# Tabelle auslesen



## JanUlrich (22. Dez 2011)

Hallo Community,

ich will mit Java folgende Tabelle auslesen: Untis 2012 Wintersemester 2011/2012 Hochschule Rottenburg 2
Das ist ein Vorlesungsplan einer Uni.

wie kann ich rausbekommen von wann bis wann (also Uhrzeit) eine bestimmte Vorlesung statt findet?
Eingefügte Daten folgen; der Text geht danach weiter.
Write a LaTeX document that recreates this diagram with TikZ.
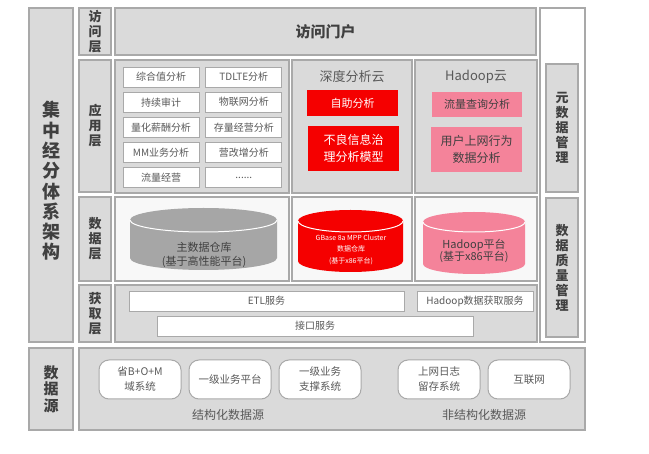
\documentclass[tikz,border=0pt]{standalone}
\usepackage{fontspec}
\setmainfont{Noto Sans CJK SC}
\usetikzlibrary{positioning}
\definecolor{bgGrey}{HTML}{DADADA}
\definecolor{lnGrey}{HTML}{A9A9A9}
\definecolor{txGrey}{HTML}{595959}
\definecolor{dkGrey}{HTML}{404040}
\definecolor{cRed}{HTML}{F50000}
\definecolor{cPink}{HTML}{F4839A}
\definecolor{cylGrey}{HTML}{A6A6A6}
\definecolor{dbWhite}{HTML}{F8F8F8}
\newcommand{\fsz}[2]{\fontsize{#1}{#2}\selectfont}
\tikzset{
  panel/.style={draw=lnGrey, fill=bgGrey, line width=1.2pt, inner sep=0pt},
  layer/.style={panel, minimum width=32pt, text=dkGrey, align=center, font=\bfseries\fsz{13}{15}},
  dbpanel/.style={panel, fill=dbWhite},
  sbox/.style={draw=lnGrey, fill=white, line width=0.8pt, minimum width=76pt, minimum height=20pt, inner sep=0pt, text=txGrey, font=\fsz{10}{12}},
  wbox/.style={sbox},
  redbox/.style={fill=cRed, inner sep=0pt, text=white, align=center},
  pinkbox/.style={fill=cPink, inner sep=0pt, text=dkGrey, align=center},
  rbox/.style={draw=lnGrey, fill=white, line width=1pt, rounded corners=10pt, minimum width=82pt, minimum height=39pt, inner sep=0pt, align=center, text=txGrey, font=\fsz{10.5}{15}},
  title/.style={text=txGrey, font=\fsz{13}{15}}
}
\begin{document}
\begin{tikzpicture}[x=1pt, y=-1pt]
  \useasboundingbox (0,0) rectangle (649,454);
  % side columns
  \node (arch) [panel, minimum width=44pt, minimum height=334pt] at (51,175) {};
  \node (archT) [text=dkGrey, align=center, font=\bfseries\fsz{18}{20.3}] at (51,181) {集\\中\\经\\分\\体\\系\\架\\构};
  \node (mgmt) [panel, fill=white, minimum width=45pt, minimum height=334pt] at (562.5,175) {};
  \node (meta) [layer, minimum height=128pt] at (562,128) {元\\数\\据\\管\\理};
  \node (quality) [layer, minimum height=139pt] at (562,267.5) {数\\据\\质\\量\\管\\理};
  % access layer
  \node (lyAccess) [layer, minimum height=47pt] at (95,31.5) {访\\问\\层};
  \node (portal) [panel, minimum width=421pt, minimum height=47pt, text=dkGrey, font=\bfseries\fsz{15}{18}] at (325.5,31.5) {访问门户};
  % application layer
  \node (lyApp) [layer, minimum height=132pt] at (95,126) {应\\用\\层};
  \node (appBox) [panel, minimum width=174pt, minimum height=133pt] at (202,126.5) {};
  \node (aZh) [sbox] at (161,77) {综合值分析};
  \node (aTd) [sbox, right=6pt of aZh] {TDLTE分析};
  \node (aCx) [sbox, below=4.4pt of aZh] {持续审计};
  \node (aWl) [sbox, right=6pt of aCx] {物联网分析};
  \node (aLh) [sbox, below=4.4pt of aCx] {量化薪酬分析};
  \node (aCl) [sbox, right=6pt of aLh] {存量经营分析};
  \node (aMm) [sbox, below=4.4pt of aLh] {MM业务分析};
  \node (aYg) [sbox, right=6pt of aMm] {营改增分析};
  \node (aLl) [sbox, below=4.4pt of aMm] {流量经营};
  \node (aMore) [sbox, right=6pt of aLl] {......};
  \node (deepBox) [panel, minimum width=120pt, minimum height=133pt] at (352,126.5) {};
  \node (deepT) [title] at (352,77) {深度分析云};
  \node (dSelf) [redbox, minimum width=91pt, minimum height=26pt, font=\fsz{11}{13}] at (352.5,103) {自助分析};
  \node (dBad) [redbox, minimum width=91pt, minimum height=45pt, font=\fsz{12}{17}] at (353.5,148.5) {不良信息治\\理分析模型};
  \node (hdpBox) [panel, minimum width=122pt, minimum height=133pt] at (476,126.5) {};
  \node (hdpT) [title] at (476,77) {Hadoop云};
  \node (hFlow) [pinkbox, minimum width=90pt, minimum height=25pt, font=\fsz{11}{13}] at (477,104.5) {流量查询分析};
  \node (hUser) [pinkbox, minimum width=91pt, minimum height=45pt, font=\fsz{12}{17}] at (476.5,149.5) {用户上网行为\\数据分析};
  % data layer
  \node (lyData) [layer, minimum height=84pt] at (95,239) {数\\据\\层};
  \node (dbMain) [dbpanel, minimum width=174pt, minimum height=84pt] at (202,239) {};
  \node (dbGb) [dbpanel, minimum width=120pt, minimum height=84pt] at (352,239) {};
  \node (dbHdp) [dbpanel, minimum width=122pt, minimum height=84pt] at (476,239) {};
  \fill[cylGrey] (130,220) -- (130,258) arc[start angle=180, end angle=0, x radius=73.5, y radius=12] -- (277,220) arc[start angle=0, end angle=-180, x radius=73.5, y radius=12] -- cycle;
  \draw[white, line width=1pt] (130,220) arc[start angle=180, end angle=0, x radius=73.5, y radius=12];
  \fill[cRed] (298,221) -- (298,261) arc[start angle=180, end angle=0, x radius=52.5, y radius=11] -- (403,221) arc[start angle=0, end angle=-180, x radius=52.5, y radius=11] -- cycle;
  \draw[white, line width=1pt] (298,221) arc[start angle=180, end angle=0, x radius=52.5, y radius=11];
  \fill[cPink] (423,222) -- (423,264) arc[start angle=180, end angle=0, x radius=51, y radius=10] -- (525,222) arc[start angle=0, end angle=-180, x radius=51, y radius=10] -- cycle;
  \draw[white, line width=1pt] (423,222) arc[start angle=180, end angle=0, x radius=51, y radius=10];
  \node (dbMainT) [text=dkGrey, align=center, font=\fsz{11}{14}] at (204,255) {主数据仓库\\(基于高性能平台)};
  \node (dbGbT) [text=white, align=center, font=\fsz{7}{11.5}] at (351,249.5) {GBase 8a MPP Cluster\\数据仓库\\(基于x86平台)};
  \node (dbHdpT) [text=dkGrey, align=center, font=\fsz{11}{12.5}] at (474,251) {Hadoop平台\\(基于x86平台)};
  % acquisition layer
  \node (lyGet) [layer, minimum height=57pt] at (95,313.5) {获\\取\\层};
  \node (getBox) [panel, minimum width=422pt, minimum height=57pt] at (326,313.5) {};
  \node (etl) [wbox, minimum width=275pt] at (266.5,301) {ETL服务};
  \node (hdpGet) [wbox, minimum width=116pt] at (475,301) {Hadoop数据获取服务};
  \node (api) [wbox, minimum width=316pt] at (315,326) {接口服务};
  % data sources
  \node (lySrc) [layer, minimum width=44pt, minimum height=82pt, font=\bfseries\fsz{15}{16.5}] at (51,389) {数\\据\\源};
  \node (srcBox) [panel, minimum width=506pt, minimum height=82pt] at (332,389) {};
  \node (sBom) [rbox] at (140,379.5) {省B+O+M\\域系统};
  \node (sPlat) [rbox, right=7pt of sBom] {一级业务平台};
  \node (sSup) [rbox, right=7pt of sPlat] {一级业务\\支撑系统};
  \node (sLog) [rbox] at (439,379.5) {上网日志\\留存系统};
  \node (sNet) [rbox, right=7pt of sLog] {互联网};
  \node (structT) [text=txGrey, font=\fsz{12}{14}] at (228,415) {结构化数据源};
  \node (unstructT) [text=txGrey, font=\fsz{12}{14}] at (484,415) {非结构化数据源};
\end{tikzpicture}
\end{document}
per Regulärem Ausdruck oder XPath das aus dem Quelltext zu fischen find ich umständlich, weil ja irgendwie ein Bezug zwischen der linken Spalte, in welcher die Zeiten stehen, und dem Tabellenelement, in dem der Name der Vorlesung steht, hergestellt werden muss.
Wollte daher mal fragen ob ihr mir ne Alternative wisst oder sonst irg wie ein bisschen helfen könnt.

Es reicht mir eigentlich schon, wenn mir jemand ne Methode nennt, mit der man eine HTML-Tabelle etwas komfortabler auslesen kann. Da wäre ich sehr dankbar.

Danke schonmal, 

JanUlrich


----------



## Tomate_Salat (23. Dez 2011)

Versuchs vllt mal mit HTMLUnit. Habe noch nie damit gearbeitet, aber ich denke, damit könntest du es lösen. Musst eben die Tabelle Zeile für Zeile durchgehen und jede Zelle prüfen. Vor allem das Attribut [c]rowspan[/c] solltest du prüfen. Dann eben die Daten effizient zwischenspeichern.


----------



## JanUlrich (23. Dez 2011)

Vielen dank Tomatensalat,
hab die API noch zwar nicht ausprobiert, aber ich hab schon mal die Beschreibung gelesen und das hört sich ja sehr vielversprechend an (Welcome to HtmlUnit). Danke für den Tipp. :applaus:
Die API kann ich an anderen Stellen gewiss auch noch gebrauchen.

Ich probiers einfach mal damit und meld mich bei weiteren Problemen ^^

Frohe Weihnachten
wünscht 
JanUlrich


----------